Wood is the medical director for the Davis County Correctional Facility, a position he has held in addition to his family practice, from which he recently retired. Located in Farmington, halfway between Salt Lake City and Ogden, the jail averages a population of 800 inmates from the county, state, and federal correction systems. 

Wood has provided jail and prison medicine for more than two decades. “Many people ask me, ‘Why do you do it? Is it safe?’” Wood said. “I find it incredibly rewarding. My experience is that most of the people who end up in jail aren’t intrinsically evil. There are certainly some very bad individuals. But the majority are people who made mistakes, are paying for them, and hopefully learning. It’s my role to keep them healthy while they’re inside.”

To do that, Wood must draw upon his medical expertise as well as a keen sense of intuition.

With the arrival of COVID-19, clusters of outbreaks have occurred in prisons across the country. The confined nature of correctional facilities has made them particularly susceptible to spreading the disease. 

This summer, the neighboring Weber County jail, where Wood had worked prior years, experienced a severe outbreak affecting more than a hundred patients.

Fortunately, at the time of this writing (in October), the Davis facility had not yet faced a similar crisis.

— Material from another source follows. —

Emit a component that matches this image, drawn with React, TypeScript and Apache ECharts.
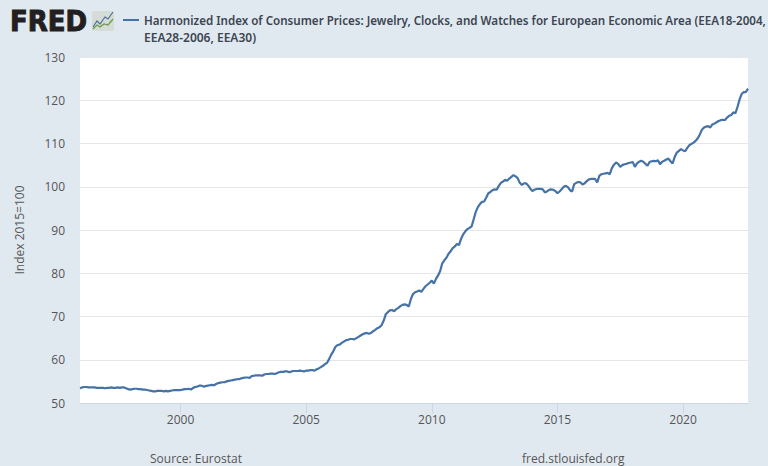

In fact, Wood had yet to see a case there. 

Wood credits quick policies enacted by Sheriff Kelly Sparks for keeping the virus at bay. “In March, we quickly curtailed or eliminated in-person visits and reduced the number of inmates at the facility, by either transferring or seeking early release.”  

If an outbreak does occur, Wood says he now feels better prepared. He developed a series of protocols to quickly isolate anyone identified with COVID from the community and—he hopes—contain the spread. 

“Jail medicine is different medicine, but it should not be bad medicine,” Wood said. “Health care is a human right. I consider many of my patients—flawed as they might be—to be my friends and family. It’s my privilege to take care of them.”